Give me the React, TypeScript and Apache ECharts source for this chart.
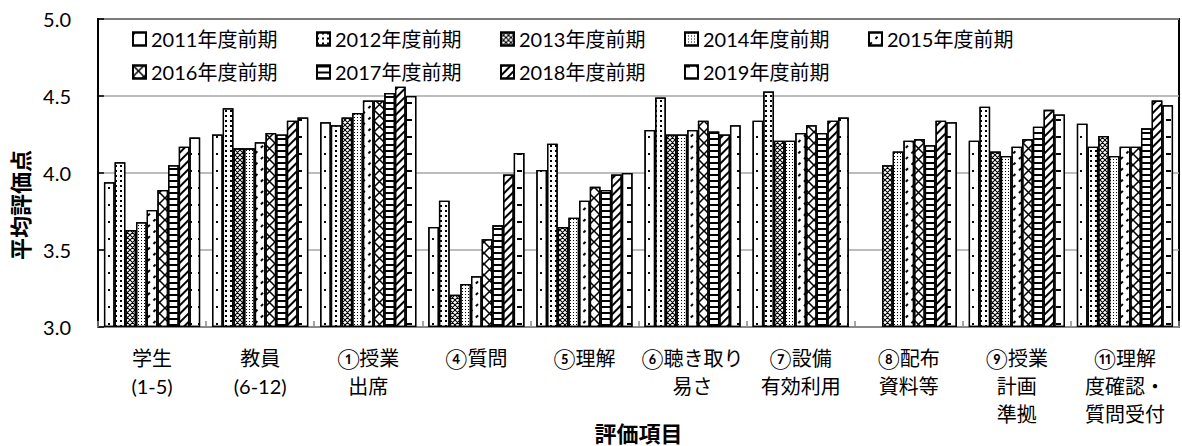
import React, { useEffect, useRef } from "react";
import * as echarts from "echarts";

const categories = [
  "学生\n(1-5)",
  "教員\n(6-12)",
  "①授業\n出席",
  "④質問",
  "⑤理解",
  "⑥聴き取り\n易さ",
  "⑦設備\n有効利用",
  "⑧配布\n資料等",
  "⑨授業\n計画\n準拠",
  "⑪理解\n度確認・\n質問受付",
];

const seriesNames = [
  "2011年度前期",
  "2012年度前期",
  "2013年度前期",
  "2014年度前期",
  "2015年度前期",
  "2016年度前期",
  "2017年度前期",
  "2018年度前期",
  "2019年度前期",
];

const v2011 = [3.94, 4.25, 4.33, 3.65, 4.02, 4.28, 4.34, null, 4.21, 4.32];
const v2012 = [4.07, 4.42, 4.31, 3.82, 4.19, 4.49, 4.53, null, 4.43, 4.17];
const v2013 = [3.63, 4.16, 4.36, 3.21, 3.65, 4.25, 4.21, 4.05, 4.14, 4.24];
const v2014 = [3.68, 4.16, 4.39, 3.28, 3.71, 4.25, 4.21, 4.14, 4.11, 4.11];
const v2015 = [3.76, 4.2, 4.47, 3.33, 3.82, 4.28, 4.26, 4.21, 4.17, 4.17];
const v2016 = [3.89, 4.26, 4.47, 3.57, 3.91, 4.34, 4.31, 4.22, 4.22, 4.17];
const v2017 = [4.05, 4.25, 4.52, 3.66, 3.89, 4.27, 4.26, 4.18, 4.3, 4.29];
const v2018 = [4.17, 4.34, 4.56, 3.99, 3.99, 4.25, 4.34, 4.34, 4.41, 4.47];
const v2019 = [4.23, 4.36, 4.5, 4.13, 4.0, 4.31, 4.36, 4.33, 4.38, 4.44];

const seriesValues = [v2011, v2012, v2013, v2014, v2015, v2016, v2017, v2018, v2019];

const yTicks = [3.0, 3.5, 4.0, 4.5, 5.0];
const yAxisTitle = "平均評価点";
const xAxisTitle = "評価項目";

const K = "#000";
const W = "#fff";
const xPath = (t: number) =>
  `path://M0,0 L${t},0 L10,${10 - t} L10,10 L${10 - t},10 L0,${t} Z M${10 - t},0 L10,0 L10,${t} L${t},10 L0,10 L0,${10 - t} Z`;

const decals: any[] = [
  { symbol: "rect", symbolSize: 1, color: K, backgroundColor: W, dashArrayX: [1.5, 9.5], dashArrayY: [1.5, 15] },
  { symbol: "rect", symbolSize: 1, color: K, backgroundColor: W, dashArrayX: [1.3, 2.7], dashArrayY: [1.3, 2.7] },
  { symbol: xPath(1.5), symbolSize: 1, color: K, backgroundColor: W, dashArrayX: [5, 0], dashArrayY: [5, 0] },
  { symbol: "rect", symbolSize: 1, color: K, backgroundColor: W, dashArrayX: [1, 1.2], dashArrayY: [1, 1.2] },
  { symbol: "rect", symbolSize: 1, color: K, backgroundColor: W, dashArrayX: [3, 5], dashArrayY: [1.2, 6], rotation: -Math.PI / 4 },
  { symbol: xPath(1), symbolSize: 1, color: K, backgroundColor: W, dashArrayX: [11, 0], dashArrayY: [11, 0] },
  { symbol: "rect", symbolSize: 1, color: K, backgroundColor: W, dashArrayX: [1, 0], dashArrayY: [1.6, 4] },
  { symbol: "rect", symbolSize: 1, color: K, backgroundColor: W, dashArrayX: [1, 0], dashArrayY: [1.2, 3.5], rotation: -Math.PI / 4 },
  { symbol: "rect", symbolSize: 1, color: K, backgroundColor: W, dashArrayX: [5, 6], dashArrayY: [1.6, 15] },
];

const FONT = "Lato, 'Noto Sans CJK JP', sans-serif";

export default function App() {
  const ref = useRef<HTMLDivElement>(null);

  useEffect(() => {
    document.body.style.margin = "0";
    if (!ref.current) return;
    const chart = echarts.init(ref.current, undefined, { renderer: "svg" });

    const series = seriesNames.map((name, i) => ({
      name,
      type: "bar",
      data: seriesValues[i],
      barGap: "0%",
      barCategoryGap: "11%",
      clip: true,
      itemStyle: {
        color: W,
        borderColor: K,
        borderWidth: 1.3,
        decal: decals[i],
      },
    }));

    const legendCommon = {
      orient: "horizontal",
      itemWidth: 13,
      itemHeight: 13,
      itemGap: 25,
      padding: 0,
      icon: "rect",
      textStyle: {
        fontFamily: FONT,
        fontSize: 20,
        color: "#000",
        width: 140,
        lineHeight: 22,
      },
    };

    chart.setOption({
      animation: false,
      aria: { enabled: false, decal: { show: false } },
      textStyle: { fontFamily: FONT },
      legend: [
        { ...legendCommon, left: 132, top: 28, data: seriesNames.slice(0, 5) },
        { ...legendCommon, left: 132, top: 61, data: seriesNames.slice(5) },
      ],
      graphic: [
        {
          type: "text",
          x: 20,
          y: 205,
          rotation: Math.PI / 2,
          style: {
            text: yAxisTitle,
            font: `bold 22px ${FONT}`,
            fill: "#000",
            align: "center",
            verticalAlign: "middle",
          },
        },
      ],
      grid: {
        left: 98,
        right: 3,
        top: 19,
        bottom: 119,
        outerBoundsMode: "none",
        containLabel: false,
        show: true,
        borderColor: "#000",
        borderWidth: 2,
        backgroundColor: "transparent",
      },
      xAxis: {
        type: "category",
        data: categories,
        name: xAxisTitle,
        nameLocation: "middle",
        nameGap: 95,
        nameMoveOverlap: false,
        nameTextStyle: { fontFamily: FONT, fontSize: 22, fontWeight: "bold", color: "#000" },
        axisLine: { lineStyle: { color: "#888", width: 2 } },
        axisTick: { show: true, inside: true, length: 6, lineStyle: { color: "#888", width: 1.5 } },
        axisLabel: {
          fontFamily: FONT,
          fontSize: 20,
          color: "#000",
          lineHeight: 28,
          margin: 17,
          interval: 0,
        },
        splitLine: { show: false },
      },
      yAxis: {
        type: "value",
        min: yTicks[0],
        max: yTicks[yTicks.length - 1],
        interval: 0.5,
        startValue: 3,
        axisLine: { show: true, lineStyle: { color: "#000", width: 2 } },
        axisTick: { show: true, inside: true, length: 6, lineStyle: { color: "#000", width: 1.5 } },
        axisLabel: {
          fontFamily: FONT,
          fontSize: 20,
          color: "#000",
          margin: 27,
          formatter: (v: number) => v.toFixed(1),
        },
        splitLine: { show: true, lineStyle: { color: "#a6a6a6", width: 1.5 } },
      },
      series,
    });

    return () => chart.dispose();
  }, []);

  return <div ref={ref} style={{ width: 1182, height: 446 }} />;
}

■ ■ ■ ■

Copy every line that includes the string "React" from the material above.

> FULL RESPONSE
Give me the React, TypeScript and Apache ECharts source for this chart.
import React, { useEffect, useRef } from "react";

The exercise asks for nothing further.